The last time I was physical or romantic with someone was in 2019. I have desire for loverships and I notice an unwillingness to do anything about it right now. I’ve been in Scholars for 3 months and I’ve focused on entrepreneurship and money. When I think about also taking consistent actions towards dating (online sites, apps, flirting) I don’t think I have the bandwidth to deal with dating rejection and business rejection concurrently. I believe I’ll feel overwhelmed by dating rejection + all the mind and emotional management as I show up for my business. The overwhelm would then have me stop taking actions on both dating AND growing my coaching biz to 6 figures this year. My priority hands-down is money and business.
And I long for physical affection. I desire a lover or lovers to come over every other night and cuddle, chat, watch TV, play. If I had the disposable income, I’d hire a male companion and fulfill that desire. Easy peasy. And since the funds are not available to work with an escort, I don’t want to sort through all the possible men I’d have to and manage all those emotions with online dating and working thru my fears of offline dating. If I were to try to show up for dating, I wonder if this could be a buffer to growing my capacity to focus on earning really well and get my business where I want it.

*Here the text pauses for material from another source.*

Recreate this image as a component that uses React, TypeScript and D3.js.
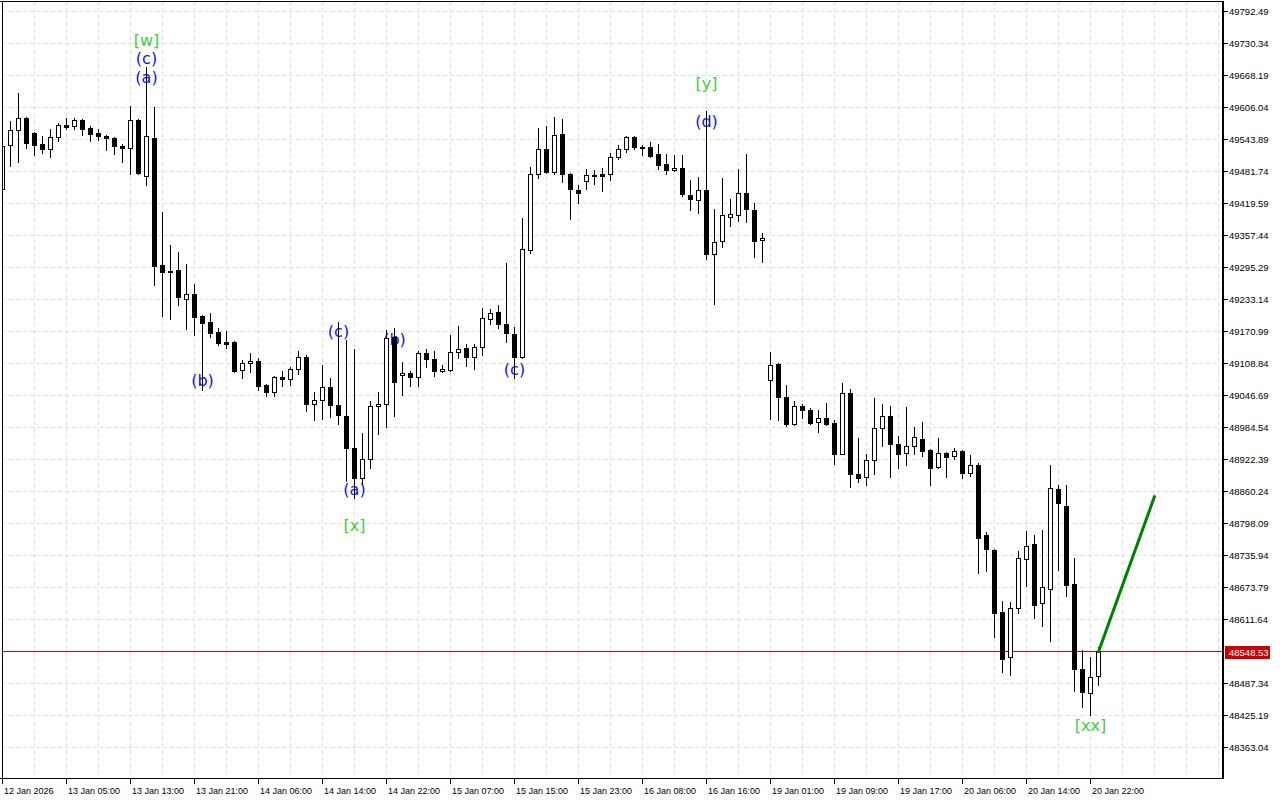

The whole dating thing also feels urgent when I hear of friends having their own sexual and romantic escapades. I feel like I should be getting some action too. I know this is not a productive thought and I’m not so much worried about this one since I know how to manage envy really well. I’m also just naming what else is present.
I would love to have both sexual intimacy, but as I said, I don’t think I have the capacity right now to show up for both work and love.